## Task description
Retype exactly what appears below from the line containing "Recreate this image" down to the line containing "return [x0 /", keeping both end lines. Do not include pictures.

Source code of charts
___
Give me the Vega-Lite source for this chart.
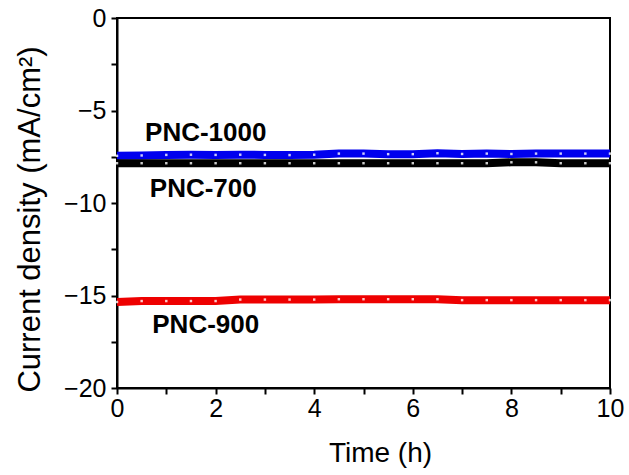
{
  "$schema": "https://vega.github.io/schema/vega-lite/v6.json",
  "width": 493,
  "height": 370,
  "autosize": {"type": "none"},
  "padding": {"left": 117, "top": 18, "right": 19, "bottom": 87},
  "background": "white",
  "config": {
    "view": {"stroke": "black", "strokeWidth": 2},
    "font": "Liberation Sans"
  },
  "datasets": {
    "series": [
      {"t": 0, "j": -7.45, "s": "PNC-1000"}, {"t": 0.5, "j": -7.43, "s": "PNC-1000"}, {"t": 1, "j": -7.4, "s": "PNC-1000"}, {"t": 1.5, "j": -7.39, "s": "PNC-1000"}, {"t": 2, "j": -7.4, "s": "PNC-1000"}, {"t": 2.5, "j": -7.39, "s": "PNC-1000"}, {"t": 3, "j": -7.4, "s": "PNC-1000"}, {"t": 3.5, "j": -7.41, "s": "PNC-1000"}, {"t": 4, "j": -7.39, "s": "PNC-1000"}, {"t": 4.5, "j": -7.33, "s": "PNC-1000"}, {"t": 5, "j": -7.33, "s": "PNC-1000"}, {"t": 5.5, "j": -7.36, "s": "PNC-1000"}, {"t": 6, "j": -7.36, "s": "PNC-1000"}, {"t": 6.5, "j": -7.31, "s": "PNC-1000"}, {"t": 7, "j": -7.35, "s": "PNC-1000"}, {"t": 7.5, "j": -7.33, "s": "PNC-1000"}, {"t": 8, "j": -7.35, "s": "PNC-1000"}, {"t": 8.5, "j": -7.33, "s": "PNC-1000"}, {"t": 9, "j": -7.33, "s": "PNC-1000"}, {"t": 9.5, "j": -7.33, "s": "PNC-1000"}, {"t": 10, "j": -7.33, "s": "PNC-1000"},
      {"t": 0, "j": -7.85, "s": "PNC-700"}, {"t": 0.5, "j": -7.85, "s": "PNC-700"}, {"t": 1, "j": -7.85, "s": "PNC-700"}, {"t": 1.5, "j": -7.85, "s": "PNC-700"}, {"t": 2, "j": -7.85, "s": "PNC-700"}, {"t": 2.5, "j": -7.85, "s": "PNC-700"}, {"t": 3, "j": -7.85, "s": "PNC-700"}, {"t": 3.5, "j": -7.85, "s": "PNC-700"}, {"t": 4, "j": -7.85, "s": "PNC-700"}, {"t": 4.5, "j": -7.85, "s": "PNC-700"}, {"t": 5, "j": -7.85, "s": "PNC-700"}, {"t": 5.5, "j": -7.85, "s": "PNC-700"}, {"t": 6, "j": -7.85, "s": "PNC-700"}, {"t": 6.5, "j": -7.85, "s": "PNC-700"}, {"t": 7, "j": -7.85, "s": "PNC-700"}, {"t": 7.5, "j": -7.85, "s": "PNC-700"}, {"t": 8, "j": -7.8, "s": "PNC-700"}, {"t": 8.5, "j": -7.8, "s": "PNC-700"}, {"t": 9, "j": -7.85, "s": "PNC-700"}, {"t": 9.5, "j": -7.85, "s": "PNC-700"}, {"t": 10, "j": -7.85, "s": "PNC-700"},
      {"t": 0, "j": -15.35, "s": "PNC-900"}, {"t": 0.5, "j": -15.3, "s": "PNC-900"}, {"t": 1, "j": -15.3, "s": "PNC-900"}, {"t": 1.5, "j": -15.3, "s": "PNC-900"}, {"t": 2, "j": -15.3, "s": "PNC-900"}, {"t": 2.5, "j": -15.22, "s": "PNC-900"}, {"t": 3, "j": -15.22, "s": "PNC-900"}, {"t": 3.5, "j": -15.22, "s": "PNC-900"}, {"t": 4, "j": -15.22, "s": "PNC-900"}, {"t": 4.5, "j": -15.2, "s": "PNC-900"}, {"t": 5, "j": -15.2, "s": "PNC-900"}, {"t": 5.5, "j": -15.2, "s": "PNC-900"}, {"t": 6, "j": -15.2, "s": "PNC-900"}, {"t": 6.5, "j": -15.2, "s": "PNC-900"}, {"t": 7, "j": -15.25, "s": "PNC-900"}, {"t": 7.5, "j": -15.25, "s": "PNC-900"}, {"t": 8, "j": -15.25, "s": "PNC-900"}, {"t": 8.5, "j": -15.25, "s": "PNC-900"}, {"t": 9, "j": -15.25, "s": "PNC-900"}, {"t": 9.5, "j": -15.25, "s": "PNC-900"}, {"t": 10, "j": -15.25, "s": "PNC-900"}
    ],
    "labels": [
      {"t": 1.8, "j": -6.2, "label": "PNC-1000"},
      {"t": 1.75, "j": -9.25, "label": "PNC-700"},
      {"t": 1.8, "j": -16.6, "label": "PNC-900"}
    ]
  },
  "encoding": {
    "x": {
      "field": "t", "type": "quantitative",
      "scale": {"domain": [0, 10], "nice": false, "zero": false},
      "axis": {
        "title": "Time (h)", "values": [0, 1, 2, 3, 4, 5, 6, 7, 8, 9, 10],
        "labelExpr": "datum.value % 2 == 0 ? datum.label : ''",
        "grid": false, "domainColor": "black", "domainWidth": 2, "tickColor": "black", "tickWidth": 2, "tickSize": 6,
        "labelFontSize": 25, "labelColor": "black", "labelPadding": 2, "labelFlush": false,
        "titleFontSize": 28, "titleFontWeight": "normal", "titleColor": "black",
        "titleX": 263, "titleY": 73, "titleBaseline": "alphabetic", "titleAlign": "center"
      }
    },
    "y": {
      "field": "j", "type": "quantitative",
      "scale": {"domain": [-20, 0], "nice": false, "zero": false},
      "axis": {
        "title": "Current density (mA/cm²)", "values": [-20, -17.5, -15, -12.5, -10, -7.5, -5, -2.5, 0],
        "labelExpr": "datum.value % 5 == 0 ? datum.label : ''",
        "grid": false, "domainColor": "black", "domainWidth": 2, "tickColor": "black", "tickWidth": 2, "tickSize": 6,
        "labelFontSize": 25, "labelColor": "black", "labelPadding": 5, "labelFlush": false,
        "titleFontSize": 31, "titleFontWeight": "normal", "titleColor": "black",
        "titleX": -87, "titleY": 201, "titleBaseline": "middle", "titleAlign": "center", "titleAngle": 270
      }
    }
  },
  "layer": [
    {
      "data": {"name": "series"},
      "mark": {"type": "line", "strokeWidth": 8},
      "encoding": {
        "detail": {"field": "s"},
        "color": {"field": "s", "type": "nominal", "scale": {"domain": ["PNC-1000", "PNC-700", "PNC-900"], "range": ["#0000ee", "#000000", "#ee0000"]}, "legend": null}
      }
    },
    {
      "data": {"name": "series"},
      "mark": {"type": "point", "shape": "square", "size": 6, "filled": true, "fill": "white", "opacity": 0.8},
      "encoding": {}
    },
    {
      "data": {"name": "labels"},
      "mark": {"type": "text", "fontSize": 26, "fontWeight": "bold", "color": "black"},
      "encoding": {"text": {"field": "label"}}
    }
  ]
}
___
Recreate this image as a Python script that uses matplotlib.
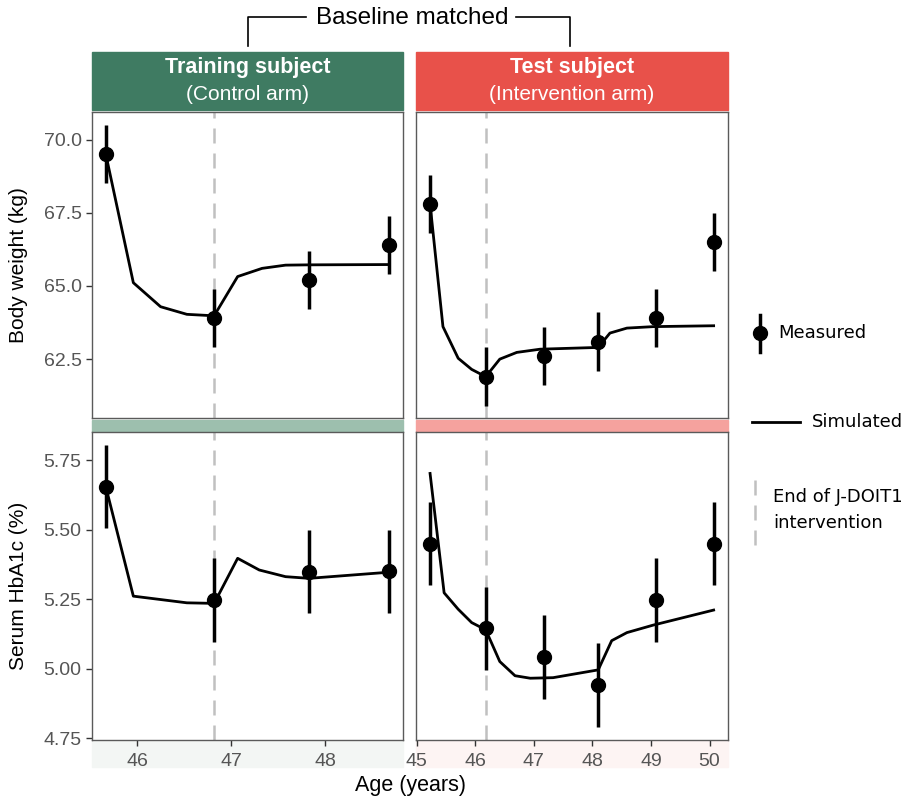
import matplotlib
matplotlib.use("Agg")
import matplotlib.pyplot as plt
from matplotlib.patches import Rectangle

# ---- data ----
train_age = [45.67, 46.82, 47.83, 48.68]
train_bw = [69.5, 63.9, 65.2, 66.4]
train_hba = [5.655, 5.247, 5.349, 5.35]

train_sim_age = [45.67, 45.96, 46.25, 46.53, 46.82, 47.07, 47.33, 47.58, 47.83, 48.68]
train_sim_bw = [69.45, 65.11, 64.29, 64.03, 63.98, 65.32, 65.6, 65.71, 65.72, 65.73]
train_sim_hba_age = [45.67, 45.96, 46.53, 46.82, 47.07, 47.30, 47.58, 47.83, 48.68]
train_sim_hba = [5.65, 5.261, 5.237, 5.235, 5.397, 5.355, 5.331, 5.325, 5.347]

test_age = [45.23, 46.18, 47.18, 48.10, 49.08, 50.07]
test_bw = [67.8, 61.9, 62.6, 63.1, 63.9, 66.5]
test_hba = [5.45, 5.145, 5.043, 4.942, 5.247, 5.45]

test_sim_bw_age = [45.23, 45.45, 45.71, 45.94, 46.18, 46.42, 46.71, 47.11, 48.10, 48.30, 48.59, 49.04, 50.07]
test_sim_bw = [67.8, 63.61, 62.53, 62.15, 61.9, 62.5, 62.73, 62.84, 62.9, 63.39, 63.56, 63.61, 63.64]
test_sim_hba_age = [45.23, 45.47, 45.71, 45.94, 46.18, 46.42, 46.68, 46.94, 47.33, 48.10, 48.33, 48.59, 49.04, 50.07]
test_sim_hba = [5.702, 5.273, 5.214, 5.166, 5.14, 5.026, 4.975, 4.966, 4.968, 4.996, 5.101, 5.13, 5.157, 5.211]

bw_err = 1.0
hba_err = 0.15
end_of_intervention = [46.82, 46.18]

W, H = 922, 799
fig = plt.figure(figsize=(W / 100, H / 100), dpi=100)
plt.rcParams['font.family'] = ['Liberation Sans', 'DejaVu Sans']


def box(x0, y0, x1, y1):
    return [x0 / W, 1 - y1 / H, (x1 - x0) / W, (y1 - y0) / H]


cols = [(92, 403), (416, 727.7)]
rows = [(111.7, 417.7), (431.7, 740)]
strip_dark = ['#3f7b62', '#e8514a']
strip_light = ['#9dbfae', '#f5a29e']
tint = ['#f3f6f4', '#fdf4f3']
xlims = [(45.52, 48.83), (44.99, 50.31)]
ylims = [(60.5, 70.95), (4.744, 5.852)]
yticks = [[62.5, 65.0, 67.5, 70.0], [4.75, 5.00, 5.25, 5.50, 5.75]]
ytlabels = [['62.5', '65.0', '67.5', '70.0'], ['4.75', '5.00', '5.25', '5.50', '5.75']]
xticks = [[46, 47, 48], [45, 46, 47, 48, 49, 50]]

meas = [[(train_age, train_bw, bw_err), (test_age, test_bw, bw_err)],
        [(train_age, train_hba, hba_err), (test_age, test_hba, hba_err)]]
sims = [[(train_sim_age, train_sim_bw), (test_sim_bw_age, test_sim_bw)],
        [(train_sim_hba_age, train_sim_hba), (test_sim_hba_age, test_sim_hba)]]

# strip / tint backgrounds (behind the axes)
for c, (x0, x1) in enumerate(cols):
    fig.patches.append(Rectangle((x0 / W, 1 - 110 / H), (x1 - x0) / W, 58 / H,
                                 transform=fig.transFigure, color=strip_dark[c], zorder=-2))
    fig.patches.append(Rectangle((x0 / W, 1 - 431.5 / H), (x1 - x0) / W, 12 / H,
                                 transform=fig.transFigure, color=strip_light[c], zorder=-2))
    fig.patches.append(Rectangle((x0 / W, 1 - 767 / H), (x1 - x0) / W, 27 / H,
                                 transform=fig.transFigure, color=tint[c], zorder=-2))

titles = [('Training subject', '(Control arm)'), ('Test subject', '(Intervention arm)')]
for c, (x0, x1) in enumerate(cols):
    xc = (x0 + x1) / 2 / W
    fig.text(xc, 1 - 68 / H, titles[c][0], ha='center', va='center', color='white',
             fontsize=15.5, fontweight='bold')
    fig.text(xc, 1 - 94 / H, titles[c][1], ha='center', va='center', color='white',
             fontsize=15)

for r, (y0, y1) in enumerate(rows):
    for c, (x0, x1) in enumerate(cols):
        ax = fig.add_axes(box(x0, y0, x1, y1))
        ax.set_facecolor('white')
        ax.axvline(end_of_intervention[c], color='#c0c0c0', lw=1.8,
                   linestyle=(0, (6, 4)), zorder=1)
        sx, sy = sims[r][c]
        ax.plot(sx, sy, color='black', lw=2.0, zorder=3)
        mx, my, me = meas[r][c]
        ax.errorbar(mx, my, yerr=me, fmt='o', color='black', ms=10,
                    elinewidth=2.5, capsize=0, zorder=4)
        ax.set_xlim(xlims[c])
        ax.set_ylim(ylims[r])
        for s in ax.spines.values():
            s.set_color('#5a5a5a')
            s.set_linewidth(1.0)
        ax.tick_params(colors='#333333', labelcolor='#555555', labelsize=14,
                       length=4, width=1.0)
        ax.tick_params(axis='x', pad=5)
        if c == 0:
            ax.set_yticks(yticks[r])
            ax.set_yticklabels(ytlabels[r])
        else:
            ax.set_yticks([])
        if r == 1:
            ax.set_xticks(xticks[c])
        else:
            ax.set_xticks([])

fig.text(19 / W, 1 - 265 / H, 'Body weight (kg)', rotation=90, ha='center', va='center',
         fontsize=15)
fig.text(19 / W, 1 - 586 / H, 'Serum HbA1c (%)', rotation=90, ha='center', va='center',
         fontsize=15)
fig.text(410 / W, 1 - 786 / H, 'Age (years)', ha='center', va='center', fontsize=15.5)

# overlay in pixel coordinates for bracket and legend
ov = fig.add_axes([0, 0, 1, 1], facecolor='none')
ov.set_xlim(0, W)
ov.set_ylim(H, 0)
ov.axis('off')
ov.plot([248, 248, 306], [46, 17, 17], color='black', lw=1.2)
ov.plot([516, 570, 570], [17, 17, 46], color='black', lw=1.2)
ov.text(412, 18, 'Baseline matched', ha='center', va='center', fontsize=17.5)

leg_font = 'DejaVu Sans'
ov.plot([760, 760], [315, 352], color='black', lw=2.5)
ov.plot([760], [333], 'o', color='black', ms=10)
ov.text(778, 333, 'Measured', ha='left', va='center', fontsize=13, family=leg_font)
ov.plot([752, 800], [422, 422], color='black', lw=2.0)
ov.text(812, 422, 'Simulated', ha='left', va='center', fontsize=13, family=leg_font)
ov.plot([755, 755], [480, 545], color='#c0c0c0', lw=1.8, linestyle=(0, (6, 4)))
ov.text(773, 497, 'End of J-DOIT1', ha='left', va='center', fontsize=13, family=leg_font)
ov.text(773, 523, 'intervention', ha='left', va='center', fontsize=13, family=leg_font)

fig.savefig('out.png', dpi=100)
___
## Completed exercise
Recreate this image as a Python script that uses matplotlib.
import matplotlib
matplotlib.use("Agg")
import matplotlib.pyplot as plt
from matplotlib.patches import Rectangle

# ---- data ----
train_age = [45.67, 46.82, 47.83, 48.68]
train_bw = [69.5, 63.9, 65.2, 66.4]
train_hba = [5.655, 5.247, 5.349, 5.35]

train_sim_age = [45.67, 45.96, 46.25, 46.53, 46.82, 47.07, 47.33, 47.58, 47.83, 48.68]
train_sim_bw = [69.45, 65.11, 64.29, 64.03, 63.98, 65.32, 65.6, 65.71, 65.72, 65.73]
train_sim_hba_age = [45.67, 45.96, 46.53, 46.82, 47.07, 47.30, 47.58, 47.83, 48.68]
train_sim_hba = [5.65, 5.261, 5.237, 5.235, 5.397, 5.355, 5.331, 5.325, 5.347]

test_age = [45.23, 46.18, 47.18, 48.10, 49.08, 50.07]
test_bw = [67.8, 61.9, 62.6, 63.1, 63.9, 66.5]
test_hba = [5.45, 5.145, 5.043, 4.942, 5.247, 5.45]

test_sim_bw_age = [45.23, 45.45, 45.71, 45.94, 46.18, 46.42, 46.71, 47.11, 48.10, 48.30, 48.59, 49.04, 50.07]
test_sim_bw = [67.8, 63.61, 62.53, 62.15, 61.9, 62.5, 62.73, 62.84, 62.9, 63.39, 63.56, 63.61, 63.64]
test_sim_hba_age = [45.23, 45.47, 45.71, 45.94, 46.18, 46.42, 46.68, 46.94, 47.33, 48.10, 48.33, 48.59, 49.04, 50.07]
test_sim_hba = [5.702, 5.273, 5.214, 5.166, 5.14, 5.026, 4.975, 4.966, 4.968, 4.996, 5.101, 5.13, 5.157, 5.211]

bw_err = 1.0
hba_err = 0.15
end_of_intervention = [46.82, 46.18]

W, H = 922, 799
fig = plt.figure(figsize=(W / 100, H / 100), dpi=100)
plt.rcParams['font.family'] = ['Liberation Sans', 'DejaVu Sans']


def box(x0, y0, x1, y1):
    return [x0 / W, 1 - y1 / H, (x1 - x0) / W, (y1 - y0) / H]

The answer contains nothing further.